With “The Handmaid’s Tale,” Margaret Atwood created the dystopian world of Gilead – a place where women are second-class citizens in the extreme. More than three decades after its release, Atwood is back with a sequel called “The Testaments.” Monday on Think, she talked with host Krys Boyd about her decision to continue the story. Download the podcast for the full interview; below are some highlights from the conversation:

Margaret Atwood on:

Deciding to write a sequel to “The Handmaid’s Tale” three decades after its release…

… “Instead of going away from Gilead – as we thought we were doing in the ‘90s – we turned around and started to come back towards it as we are doing now. All of the sudden it seemed more pertinent to hear more – particularly more about what may have caused Gilead to fall apart. Why it did not last. I’ve always been interested in why those kinds of regimes don’t last. I also wanted to think about what it would be like for the second generation – because it’s always very different for second generations.”

Revisiting her work decades later …

… “It’s not really, really, really usual.
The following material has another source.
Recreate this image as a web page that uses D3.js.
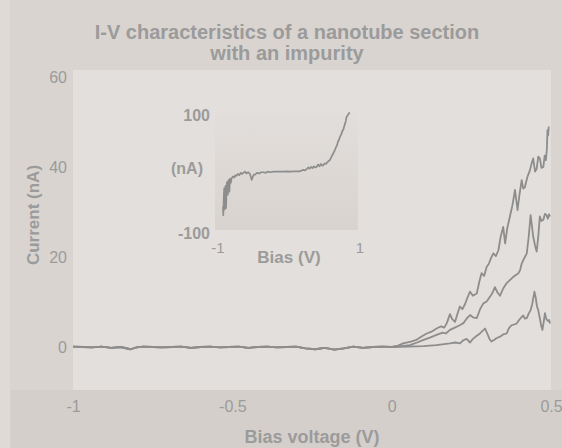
<!DOCTYPE html>
<html><head><meta charset="utf-8">
<script src="https://cdn.jsdelivr.net/npm/d3@7"></script>
<style>
html,body{margin:0;padding:0;background:#d9d4d0;}
svg{display:block;font-family:"Liberation Sans",Arial,sans-serif;}
</style></head>
<body><svg id="c" width="562" height="448"></svg>
<script>
// ---- data ----
const titleLines = ["I-V characteristics of a nanotube section", "with an impurity"];
const xTicks = [-1, -0.5, 0, 0.5];
const yTicks = [0, 20, 40, 60];
const insetXTicks = [-1, 1];
const insetYTicks = [-100, 100];

// shared flat part (V, nA)
const biasFlat = [-1.0,-0.97,-0.94,-0.91,-0.88,-0.85,-0.82,-0.80,-0.78,-0.75,-0.72,-0.69,-0.66,-0.63,-0.60,-0.57,-0.54,-0.51,-0.48,-0.45,-0.42,-0.39,-0.36,-0.33,-0.30,-0.27,-0.24,-0.21,-0.18,-0.15,-0.12,-0.09,-0.06,-0.03,0.0];
const currentFlat = [0.1,0,-0.1,0.1,-0.2,0,-0.5,-0.1,0.1,0,-0.1,0,0.1,-0.2,0,0.1,-0.1,0,0.1,-0.2,0,0.1,-0.1,0,0.1,-0.3,-0.5,-0.2,-0.6,-0.3,0.1,-0.2,0,0.1,0];

const biasHigh = [0.02,0.036,0.06,0.078,0.095,0.11,0.125,0.141,0.155,0.165,0.173,0.183,0.19,0.199,0.207,0.214,0.222,0.23,0.238,0.246,0.255,0.267,0.275,0.282,0.29,0.298,0.305,0.312,0.319,0.327,0.335,0.342,0.35,0.356,0.363,0.371,0.379,0.387,0.395,0.401,0.408,0.413,0.418,0.426,0.434,0.44,0.444,0.45,0.455,0.46,0.465,0.47,0.476,0.48,0.484,0.487,0.489,0.491,0.493];
const currentHigh = [0.3,0.8,1.2,1.6,2.4,3.0,3.4,4.1,4.6,4.3,5.3,7.3,6.2,5.6,7.5,9.0,8.4,9.5,11.0,12.3,11.4,11.9,14.5,16.4,15.8,17.8,18.5,19.8,20.8,20.2,21.5,24.5,26.7,23.0,26.5,29.0,31.5,34.9,30.4,33.8,37.1,35.2,35.5,37.8,39.3,41.0,41.9,39.0,39.6,42.3,41.9,39.8,40.0,42.5,41.5,44.0,48.2,47.0,49.0];

const biasMid = [0.03,0.057,0.08,0.1,0.12,0.141,0.16,0.17,0.183,0.195,0.204,0.215,0.225,0.235,0.246,0.255,0.267,0.278,0.288,0.298,0.309,0.316,0.324,0.332,0.34,0.35,0.361,0.37,0.382,0.39,0.398,0.403,0.408,0.413,0.418,0.424,0.43,0.436,0.44,0.444,0.45,0.455,0.46,0.465,0.47,0.476,0.481,0.486,0.49,0.494,0.497];
const currentMid = [0.2,0.4,1.0,1.6,2.1,2.7,3.2,3.0,3.8,4.2,4.5,4.9,5.3,6.3,7.1,6.6,6.4,8.5,9.7,10.1,11.2,12.0,13.3,12.1,11.4,13.0,14.2,14.8,15.6,16.0,16.4,17.1,18.5,19.3,20.0,20.8,24.5,29.3,27.0,24.6,22.5,21.2,24.5,29.0,28.0,28.3,29.6,29.3,28.5,29.5,29.0];

const biasLow = [0.05,0.1,0.14,0.183,0.2,0.214,0.225,0.235,0.246,0.255,0.265,0.277,0.285,0.293,0.3,0.307,0.313,0.322,0.33,0.34,0.35,0.361,0.368,0.376,0.384,0.392,0.4,0.407,0.413,0.418,0.424,0.43,0.436,0.441,0.444,0.448,0.452,0.456,0.46,0.466,0.47,0.473,0.477,0.481,0.485,0.49,0.494,0.497];
const currentLow = [0.1,0.2,0.4,0.8,1.0,0.8,1.5,1.8,1.0,1.8,2.4,3.0,3.6,4.1,3.0,1.8,1.2,1.6,2.0,2.3,2.8,3.0,4.2,4.8,5.0,5.2,6.0,6.6,7.0,6.3,6.4,7.4,8.2,9.5,10.7,12.3,11.0,9.0,8.2,6.0,4.5,3.8,5.5,7.5,6.3,5.8,6.0,5.2];

const biasInset = [-0.93,-0.925,-0.918,-0.911,-0.905,-0.9,-0.893,-0.887,-0.88,-0.875,-0.869,-0.862,-0.855,-0.848,-0.84,-0.83,-0.82,-0.807,-0.79,-0.77,-0.755,-0.737,-0.72,-0.7,-0.68,-0.66,-0.643,-0.62,-0.6,-0.573,-0.55,-0.535,-0.526,-0.51,-0.495,-0.479,-0.45,-0.42,-0.39,-0.362,-0.33,-0.3,-0.26,-0.22,-0.174,-0.13,-0.08,-0.03,0.02,0.07,0.12,0.155,0.18,0.2,0.22,0.249,0.27,0.29,0.31,0.33,0.35,0.37,0.39,0.41,0.43,0.45,0.47,0.484,0.5,0.52,0.54,0.56,0.577,0.59,0.605,0.62,0.635,0.648,0.66,0.675,0.69,0.705,0.718,0.73,0.745,0.755,0.765,0.78,0.79,0.8,0.812,0.825,0.835,0.845,0.859];
const currentInset = [-55,-70,-35,-24,-60,-40,-20,-58,-30,-15,-13,-35,-20,-10,-30,-8,-15,-7,-4,-6,-2,-3,0,-2,2,0,2,4,1,3,0,-6,-10,-5,-1,-1,2,1,3,3,2,4,3,4,4,4,4,4.5,4,4.5,4.5,4.5,6,7,6,8,11,9,12,10,13,11,12,16,13,17,14,15,18,17,20,22,24,27,31,34,38,41,45,48,55,58,63,66,70,74,75,82,85,90,97,99,101,103,104];

// ---- drawing ----
const svg = d3.select("#c");
const txt = "#9b9b9b", lineCol = "#8d8d8d";

svg.append("rect").attr("width",562).attr("height",448).attr("fill","#d9d4d0");
svg.append("rect").attr("x",0).attr("y",390).attr("width",562).attr("height",58).attr("fill","#d4cfcb");
svg.append("rect").attr("x",0).attr("y",0).attr("width",10).attr("height",448).attr("fill","#dedad7");

const x = d3.scaleLinear().domain([-1,0.5]).range([73,551]);
const y = d3.scaleLinear().domain([0,60]).range([347,77]);

// plot panel
svg.append("rect").attr("x",x(-1)).attr("y",70).attr("width",x(0.5)-x(-1)).attr("height",320).attr("fill","#e3dfdc");

// title
svg.append("g").selectAll("text").data(titleLines).join("text")
  .attr("x",287).attr("y",(d,i)=>39+i*21).attr("text-anchor","middle")
  .attr("font-size",20).attr("font-weight","bold").attr("fill",txt).text(d=>d);

// axes
const xAxis = svg.append("g").attr("transform",`translate(0,390)`)
  .call(d3.axisBottom(x).tickValues(xTicks).tickSize(0).tickPadding(11).tickFormat(d=>String(d)));
const yAxis = svg.append("g").attr("transform",`translate(${x(-1)},0)`)
  .call(d3.axisLeft(y).tickValues(yTicks).tickSize(0).tickPadding(6).tickFormat(d=>String(d)));
[xAxis,yAxis].forEach(a=>{
  a.select(".domain").remove();
  a.selectAll("text").attr("font-size",16).attr("fill",txt).attr("font-family","Liberation Sans, Arial, sans-serif");
});

svg.append("text").attr("x",312).attr("y",443).attr("text-anchor","middle")
  .attr("font-size",18).attr("font-weight","bold").attr("fill",txt).text("Bias voltage (V)");
svg.append("text").attr("transform","translate(39,215) rotate(-90)").attr("text-anchor","middle")
  .attr("font-size",17).attr("font-weight","bold").attr("fill",txt).text("Current (nA)");

// main curves
const line = d3.line().x(d=>x(d[0])).y(d=>y(d[1]));
const mk = (bv, cv) => biasFlat.map((v,i)=>[v,currentFlat[i]]).concat(bv.map((v,i)=>[v,cv[i]]));
const series = [mk(biasLow,currentLow), mk(biasMid,currentMid), mk(biasHigh,currentHigh)];
svg.append("g").selectAll("path").data(series).join("path")
  .attr("d",line).attr("fill","none").attr("stroke",lineCol).attr("stroke-width",1.8).attr("stroke-linejoin","round");

// inset
const xi = d3.scaleLinear().domain([-1,1]).range([218,360]);
const yi = d3.scaleLinear().domain([-100,100]).range([233,115]);
const grad = svg.append("defs").append("linearGradient").attr("id","ig").attr("x1",0).attr("y1",0).attr("x2",0).attr("y2",1);
grad.append("stop").attr("offset","0%").attr("stop-color","#e2dedb");
grad.append("stop").attr("offset","100%").attr("stop-color","#d8d3cf");
svg.append("rect").attr("x",215).attr("y",113).attr("width",143).attr("height",117).attr("fill","url(#ig)");

const insetLine = d3.line().x(d=>xi(d[0])).y(d=>yi(d[1]));
svg.append("path").datum(biasInset.map((v,i)=>[v,currentInset[i]]))
  .attr("d",insetLine).attr("fill","none").attr("stroke",lineCol).attr("stroke-width",1.7).attr("stroke-linejoin","round");

svg.append("g").selectAll("text").data(insetYTicks).join("text")
  .attr("x",210).attr("y",d=>yi(d)+6).attr("text-anchor","end")
  .attr("font-size",16).attr("font-weight","bold").attr("fill",txt).text(d=>String(d));
svg.append("text").attr("x",203).attr("y",174).attr("text-anchor","end")
  .attr("font-size",16).attr("font-weight","bold").attr("fill",txt).text("(nA)");
svg.append("g").selectAll("text").data(insetXTicks).join("text")
  .attr("x",d=>xi(d)).attr("y",253).attr("text-anchor","middle")
  .attr("font-size",15).attr("fill",txt).text(d=>String(d));
svg.append("text").attr("x",289).attr("y",263).attr("text-anchor","middle")
  .attr("font-size",17).attr("font-weight","bold").attr("fill",txt).text("Bias (V)");
</script></body></html>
I think it’s going to be usual in the upcoming years, because I want to go back to see what I was doing. But of course any author will tell you that you go back and read it and think, ‘Oh, I should have put a comma there! Oh, I should have cut that sentence!’ So you start editing when it’s way too late.”

Rules for Gilead in “The Handmaid’s Tale” and how they carry over to “The Testaments” …

… “The rules were similar in that nothing was supposed to go into the book for which there wasn’t a precendent in real life sometime, somewhere in history or now. People had to have done or be doing the same kind of thing. So that rule was not difficult, because there’s no shortage of material. The things that are always more difficult are trying to imagine the language of the future, and for “The Testaments,” particularly the teenage language of the future. So would it be the same as the teenage language of today? No, it wouldn’t – because teenage language changes at the speed of light. As soon as you think you’ve found out what the new cool word is, it isn’t.”

On if writers of Hulu’s “The Handmaid’s Tale” want to do things that she disagrees with …

“We have had a couple of moments like that. So just to put it very clearly, I have influence, but no power. … I think it’s the position of writers and artists in general. People think they have power; they actually don’t. What they have is influence. People who have power are lawmakers. Those people have power.”